Films from the micro-budgeted, shot-on-video camp usually fall into viewers' disdain, and for good reason. While most of us--at least I can, anyway--overlook such pitfalls as shoddy production values or non-professional actors in the hopes of finding an unearthed gem, too many of them fail due to a lack of imagination and creative thrust. So when an indie movie comes along that tries to be more than just a backyard flick I try to cut it some slack--which makes watching George Bonilla's ZOMBIE PLANET doubly frustrating, since it believes an overextended running time is all that's required in making an epic.
This Kentucky-based 2004 effort reveals its limited budget in its opening shot, a cheesy digital effect introducing an unnamed southern city in flames, yet still makes a go of establishing the apocalyptic near-future of a society ravaged by disease. Bonilla does an adequate job of achieving an end-of-the-world setting on a tight budget, but chooses to populate it with a staggeringly bland and uninteresting cast (props to Bonilla for assembling a surprising number of actors, even if they're not exactly skilled thespians). Worse yet, the living dead take a backseat to the exploits of long-haired badass T.K. Kane (Frank Farhat, looking more like a Harlequin cover model than the Snake Plisken type the script believes him to be) who gets mixed up in a war between two camps of survivors. The end result plays like a third-rate WALKER, TEXAS RANGER episode tossed in with some MAD MAX-inspired misfits.
This neccesarily wouldn't be bad, except most of this film's two-hour length is devoted to long-winded expository speeches, peppered liberally with flashbacks that provide even more unneeded backstory and hallucinations that serve no purpose. Bonilla attempts to break up the talk with several fight sequences, though they're so laughably choreographed and lacking in immediacy that they quickly become just as tiresome. The zombies make for a better adversary than the pitiful band of human villains Bonilla's put together (a group of chuckleheads as fearsome as a playground bully), yet they're mishandled as well as they spew ridiculous dialogue and fist-fight (?); the few traditional zombie attack scenes Bonilla does provide are as limp and pedestrian as the rest of the film.

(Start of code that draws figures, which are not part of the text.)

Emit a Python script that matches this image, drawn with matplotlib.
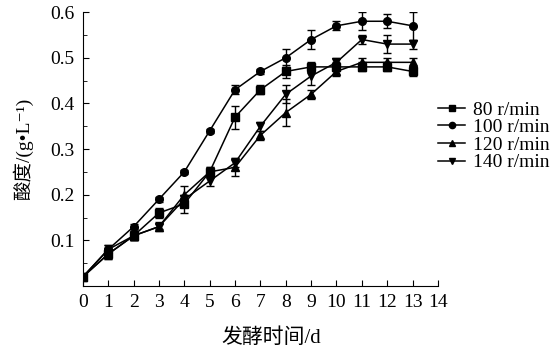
import numpy as np
import matplotlib
matplotlib.use("Agg")
import matplotlib.pyplot as plt
from matplotlib.ticker import MultipleLocator
from matplotlib.lines import Line2D

# ─── Dane ──────────────────────────────────────────
days = list(range(14))
labels = ["80 r/min", "100 r/min", "120 r/min", "140 r/min"]
markers = ["s", "o", "^", "v"]

acid_80 = [0.02, 0.07, 0.11, 0.16, 0.18, 0.25, 0.37, 0.43, 0.47, 0.48, 0.48, 0.48, 0.48, 0.47]
acid_100 = [0.02, 0.08, 0.13, 0.19, 0.25, 0.34, 0.43, 0.47, 0.50, 0.54, 0.57, 0.58, 0.58, 0.57]
acid_120 = [0.02, 0.08, 0.11, 0.13, 0.20, 0.25, 0.26, 0.33, 0.38, 0.42, 0.47, 0.49, 0.49, 0.49]
acid_140 = [0.02, 0.07, 0.11, 0.13, 0.19, 0.23, 0.27, 0.35, 0.42, 0.46, 0.49, 0.54, 0.53, 0.53]

err_80 = [0.005, 0.01, 0.01, 0.01, 0.02, 0.01, 0.025, 0.01, 0.015, 0.01, 0.01, 0.01, 0.01, 0.01]
err_100 = [0.005, 0.01, 0.005, 0.005, 0.005, 0.005, 0.01, 0.005, 0.02, 0.02, 0.01, 0.02, 0.015, 0.03]
err_120 = [0.005, 0.01, 0.01, 0.01, 0.02, 0.01, 0.02, 0.01, 0.03, 0.01, 0.01, 0.01, 0.01, 0.01]
err_140 = [0.005, 0.01, 0.01, 0.005, 0.01, 0.01, 0.01, 0.01, 0.02, 0.02, 0.01, 0.01, 0.02, 0.01]

series = [acid_80, acid_100, acid_120, acid_140]
errors = [err_80, err_100, err_120, err_140]

FONTS = ["Liberation Serif", "Noto Sans CJK SC", "DejaVu Serif"]
plt.rcParams["font.family"] = FONTS

fig = plt.figure(figsize=(5.6, 3.57), dpi=100)
ax = fig.add_axes([0.148, 0.199, 0.634, 0.767])

handles = []
for vals, errs, m, lab in zip(series, errors, markers, labels):
    ax.errorbar(days, vals, yerr=errs, color="black", marker=m, markersize=5.5,
                linewidth=1.1, elinewidth=1.0, capsize=3, capthick=1.0)
    handles.append(Line2D([], [], color="black", marker=m, markersize=4.5, linewidth=1.1))

ax.set_xlim(0, 14)
ax.set_ylim(0, 0.6)
ax.set_xticks(range(15))
ax.set_yticks([0.1, 0.2, 0.3, 0.4, 0.5, 0.6])
ax.yaxis.set_minor_locator(MultipleLocator(0.05))
ax.tick_params(axis="both", which="both", direction="in", labelsize=14, pad=6)
ax.tick_params(axis="y", which="major", length=4)
ax.tick_params(axis="y", which="minor", length=3)
ax.tick_params(axis="x", which="major", length=4)
ax.spines["top"].set_visible(False)
ax.spines["right"].set_visible(False)

ax.set_xlabel("发酵时间/d", fontsize=15, labelpad=12)
ax.xaxis.label.set_x(0.53)
ax.set_ylabel("酸度/(g•L⁻¹)", fontsize=14, labelpad=12)

fig.legend(handles=handles, labels=labels, loc="upper left",
           bbox_to_anchor=(0.782, 0.717), frameon=False, fontsize=14,
           handlelength=1.4, handletextpad=0.4, labelspacing=0.0,
           borderaxespad=0, borderpad=0)

fig.savefig("out.png", dpi=100)
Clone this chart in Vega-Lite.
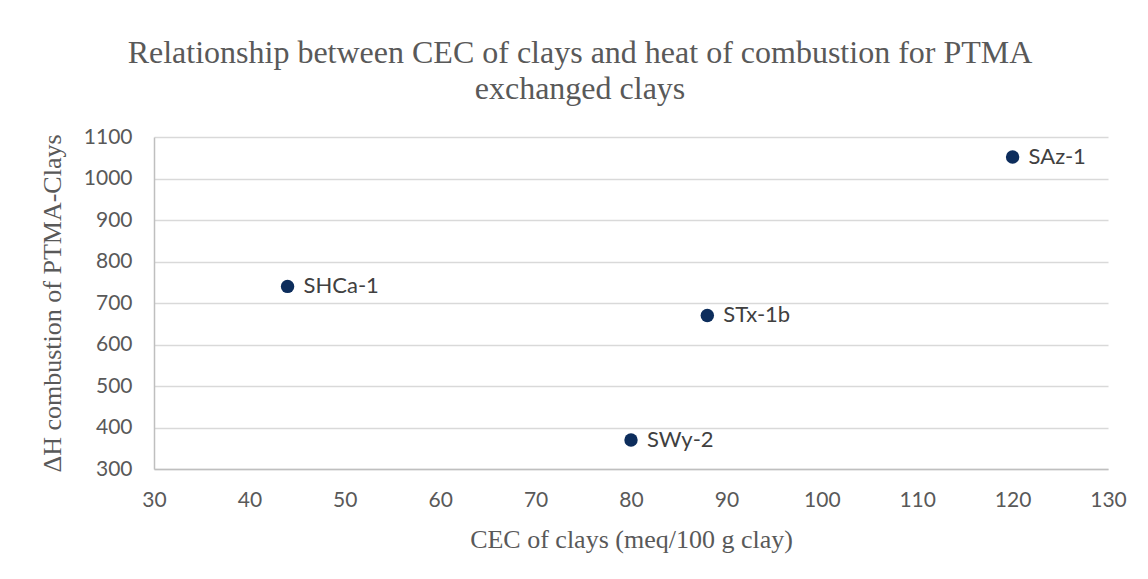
{
  "$schema": "https://vega.github.io/schema/vega-lite/v6.json",
  "autosize": "none",
  "width": 954,
  "height": 332,
  "padding": {"left": 154, "top": 137, "right": 40, "bottom": 110},
  "background": "white",
  "title": {
    "text": ["Relationship between CEC of clays and heat of combustion for PTMA", "exchanged clays"],
    "anchor": "middle",
    "dx": -51,
    "offset": 20,
    "font": "Liberation Serif",
    "fontSize": 32,
    "fontWeight": "normal",
    "color": "#595959",
    "lineHeight": 36
  },
  "data": {
    "values": [
      {"cec": 44, "dh": 740, "clay": "SHCa-1"},
      {"cec": 80, "dh": 370, "clay": "SWy-2"},
      {"cec": 88, "dh": 670, "clay": "STx-1b"},
      {"cec": 120, "dh": 1052, "clay": "SAz-1"}
    ]
  },
  "encoding": {
    "x": {
      "field": "cec", "type": "quantitative",
      "scale": {"domain": [30, 130], "nice": false, "zero": false},
      "axis": {
        "title": "CEC of clays (meq/100 g clay)",
        "values": [30, 40, 50, 60, 70, 80, 90, 100, 110, 120, 130],
        "format": "d",
        "grid": false,
        "ticks": false,
        "labelFlush": false,
        "domainColor": "#bfbfbf",
        "domainWidth": 1.5,
        "labelFont": "Lato",
        "labelFontSize": 21,
        "labelColor": "#595959",
        "labelPadding": 20,
        "titleFont": "Liberation Serif",
        "titleFontSize": 26,
        "titleFontWeight": "normal",
        "titleColor": "#595959",
        "titlePadding": 16
      }
    },
    "y": {
      "field": "dh", "type": "quantitative",
      "scale": {"domain": [300, 1100], "nice": false, "zero": false},
      "axis": {
        "title": "ΔH combustion of PTMA-Clays",
        "values": [300, 400, 500, 600, 700, 800, 900, 1000, 1100],
        "format": "d",
        "grid": true,
        "gridColor": "#d9d9d9",
        "gridWidth": 1.5,
        "ticks": false,
        "domainColor": "#bfbfbf",
        "domainWidth": 1.5,
        "labelFont": "Lato",
        "labelFontSize": 21,
        "labelColor": "#595959",
        "labelPadding": 22,
        "titleFont": "Liberation Serif",
        "titleFontSize": 26,
        "titleFontWeight": "normal",
        "titleColor": "#595959",
        "titlePadding": 18
      }
    }
  },
  "layer": [
    {
      "mark": {"type": "point", "filled": true, "opacity": 1, "size": 180, "color": "#0d2d5c"}
    },
    {
      "mark": {"type": "text", "align": "left", "baseline": "middle", "dx": 16, "font": "Lato", "fontSize": 22, "color": "#404040"},
      "encoding": {"text": {"field": "clay"}}
    }
  ],
  "config": {
    "view": {"stroke": null}
  }
}
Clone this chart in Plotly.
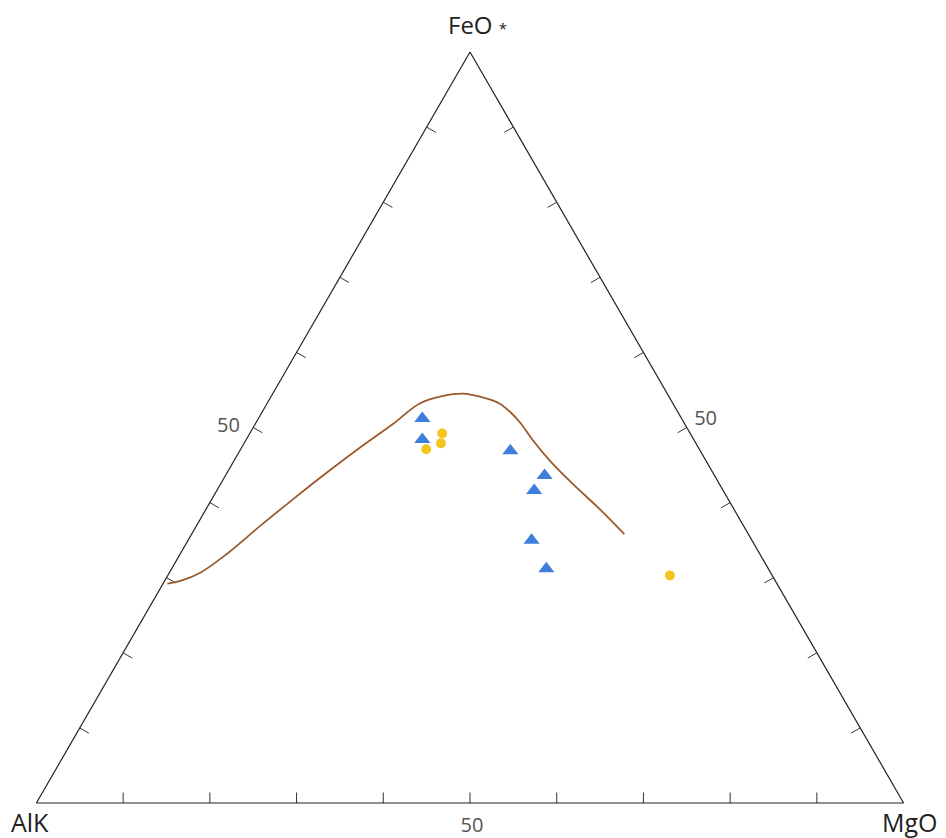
import plotly.graph_objects as go

# Data in ternary percentages: FeO* (a), Alk (b), MgO (c)
tri_feo = [51.2, 48.4, 46.9, 43.6, 41.6, 35.0, 31.2]
tri_alk = [29.9, 31.3, 21.9, 19.6, 21.8, 25.4, 25.6]
tri_mgo = [18.9, 20.3, 31.2, 36.8, 36.6, 39.6, 43.2]

dot_feo = [47.1, 49.2, 47.9, 30.3]
dot_alk = [31.5, 28.6, 29.4, 11.8]
dot_mgo = [21.4, 22.2, 22.7, 57.9]

curve_feo = [29.2, 29.6, 30.7, 33.2, 37.0, 40.5, 44.0, 47.4, 50.5, 53.2, 54.2, 54.5, 54.1, 53.7, 53.2, 52.0, 50.7, 48.3, 45.6, 42.5, 39.2, 35.8]
curve_alk = [70.3, 68.5, 65.7, 61.4, 55.7, 50.1, 44.5, 38.9, 33.6, 29.2, 26.0, 23.5, 21.8, 20.8, 20.0, 19.3, 18.9, 18.6, 18.0, 16.9, 15.5, 14.3]
curve_mgo = [0.5, 1.9, 3.6, 5.4, 7.4, 9.4, 11.5, 13.7, 15.9, 17.6, 19.8, 22.0, 24.1, 25.5, 26.8, 28.7, 30.4, 33.1, 36.4, 40.6, 45.3, 49.9]

tickvals = [10, 20, 30, 40, 50, 60, 70, 80, 90]
ticktext = ["", "", "", "", "50", "", "", "", ""]

# Tick marks drawn perpendicular to each edge, pointing inward
TL = 1.4
ta, tb, tc = [], [], []
for v in tickvals:
    # left edge (MgO = 0), tick at FeO = v
    ta += [v, v - TL / 2, None]; tb += [100 - v, 100 - v - TL / 2, None]; tc += [0, TL, None]
    # bottom edge (FeO = 0), tick at Alk = v
    ta += [0, TL, None]; tb += [v, v - TL / 2, None]; tc += [100 - v, 100 - v - TL / 2, None]
    # right edge (Alk = 0), tick at MgO = v
    ta += [100 - v, 100 - v - TL / 2, None]; tb += [0, TL, None]; tc += [v, v - TL / 2, None]

fig = go.Figure()
fig.add_trace(go.Scatterternary(
    a=ta, b=tb, c=tc, mode="lines", line=dict(color="#333333", width=1),
    showlegend=False, hoverinfo="skip", connectgaps=False))
fig.add_trace(go.Scatterternary(
    a=curve_feo, b=curve_alk, c=curve_mgo, mode="lines",
    line=dict(color="#9c5a2c", width=1.8, shape="spline", smoothing=1.0),
    showlegend=False, hoverinfo="skip"))
fig.add_trace(go.Scatterternary(
    a=tri_feo, b=tri_alk, c=tri_mgo, mode="markers",
    marker=dict(symbol="triangle-up", size=14, color="#3d7ddb"),
    showlegend=False))
fig.add_trace(go.Scatterternary(
    a=dot_feo, b=dot_alk, c=dot_mgo, mode="markers",
    marker=dict(symbol="circle", size=10, color="#f3c521"),
    showlegend=False))

def axis(ticklen):
    return dict(
        tickmode="array", tickvals=tickvals, ticktext=ticktext,
        ticks="outside", ticklen=ticklen, tickcolor="rgba(0,0,0,0)",
        showgrid=False, linecolor="#222222", linewidth=1.2,
        tickfont=dict(family="Open Sans", size=20, color="#555555"),
        title=dict(text=""), min=0,
    )

label_font = dict(family="Open Sans", size=25, color="#222222")

fig.update_layout(
    width=938, height=830,
    margin=dict(l=27, r=41, t=44, b=35, autoexpand=False),
    paper_bgcolor="white",
    font=dict(family="Open Sans"),
    ternary=dict(
        sum=100,
        bgcolor="white",
        aaxis=axis(10),
        baxis=axis(4),
        caxis=axis(8),
    ),
    annotations=[
        dict(text="FeO <span style='font-size:15px'>*</span>", x=0.509, y=1.037, xref="paper", yref="paper",
             xanchor="center", yanchor="middle", showarrow=False,
             font=dict(family="Open Sans", size=24, color="#222222")),
        dict(text="AlK", x=-0.006, y=-0.025, xref="paper", yref="paper",
             xanchor="center", yanchor="middle", showarrow=False, font=label_font),
        dict(text="MgO", x=1.006, y=-0.025, xref="paper", yref="paper",
             xanchor="center", yanchor="middle", showarrow=False, font=label_font),
    ],
)

fig.write_html("out.html")
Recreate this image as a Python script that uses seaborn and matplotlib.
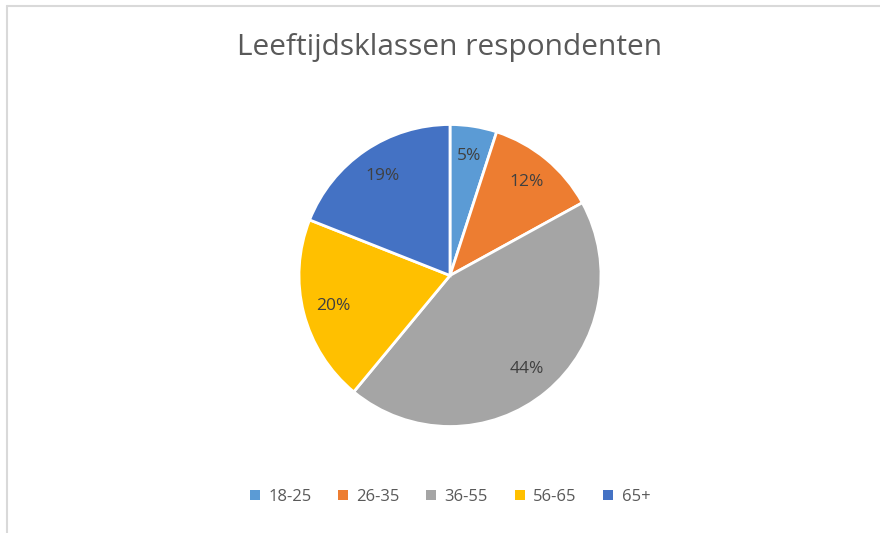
import matplotlib
matplotlib.use("Agg")
from matplotlib import pyplot as plt
from matplotlib.lines import Line2D
from matplotlib.patches import Patch
import seaborn as sns

# data
categories = ["18-25", "26-35", "36-55", "56-65", "65+"]
shares = [5, 12, 44, 20, 19]
colors = ["#5B9BD5", "#ED7D31", "#A5A5A5", "#FFC000", "#4472C4"]

sns.set_theme(style="white")
plt.rcParams["font.family"] = ["Open Sans", "DejaVu Sans"]

fig = plt.figure(figsize=(8.8, 5.33), dpi=100)
fig.patch.set_facecolor("white")

# pie axes: centre (450, 275) px, radius 151 px
W, H = 880, 533
cx, cy, r = 450, 275.5, 151
ax = fig.add_axes([(cx - r) / W, (H - cy - r) / H, 2 * r / W, 2 * r / H])

wedges, texts, autotexts = ax.pie(
    shares, colors=colors, startangle=90, counterclock=False,
    autopct="%1.0f%%", pctdistance=0.8,
    wedgeprops=dict(edgecolor="white", linewidth=2),
    textprops=dict(color="#404040", fontsize=12.5),
)
ax.set_xlim(-1, 1)
ax.set_ylim(-1, 1)
for w in wedges:
    w.set_clip_on(False)

fig.text(cx / W, 1 - 48 / H, "Leeftijdsklassen respondenten",
         ha="center", va="center", fontsize=21.5, color="#595959")

handles = [Patch(facecolor=c, edgecolor="none") for c in colors]
fig.legend(handles, categories, loc="center", bbox_to_anchor=(cx / W, 1 - 497 / H),
           ncol=5, frameon=False, fontsize=12, labelcolor="#595959",
           handlelength=0.6, handleheight=0.6, handletextpad=0.5, columnspacing=1.6)

# chart area border (light grey, top and left visible)
fig.add_artist(Line2D([7 / W, 1], [1 - 6 / H, 1 - 6 / H], color="#D9D9D9", lw=1.5))
fig.add_artist(Line2D([7 / W, 7 / W], [0, 1 - 6 / H], color="#D9D9D9", lw=1.5))

fig.savefig("out.png", dpi=100, facecolor="white")
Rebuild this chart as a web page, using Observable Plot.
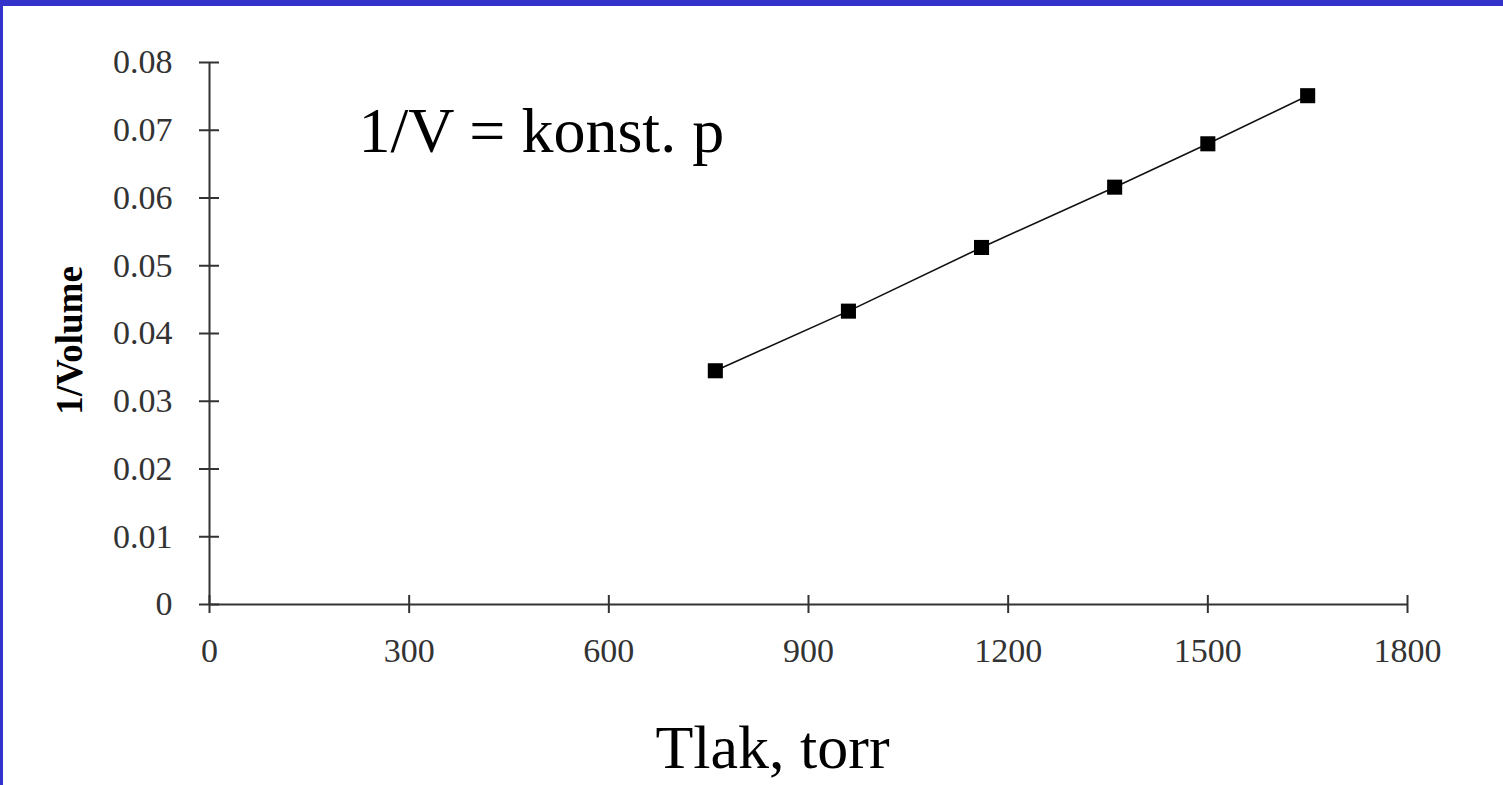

After dragging its feet for most of its duration, ZOMBIE PLANET ends with an open-ended climax, setting up the sequel (entitled ADAM'S REVENGE). While not intentionally a cheap ploy to double-dip the audience--the initial cut ran long enough that cutting into two parts seemed feasible--Bonilla would've been well advised to trim the excess fat that made the movie so long in the first place; though not without its flaws, it would've been at least a tighter mess, and had a better shot of capturing the viewer's attention.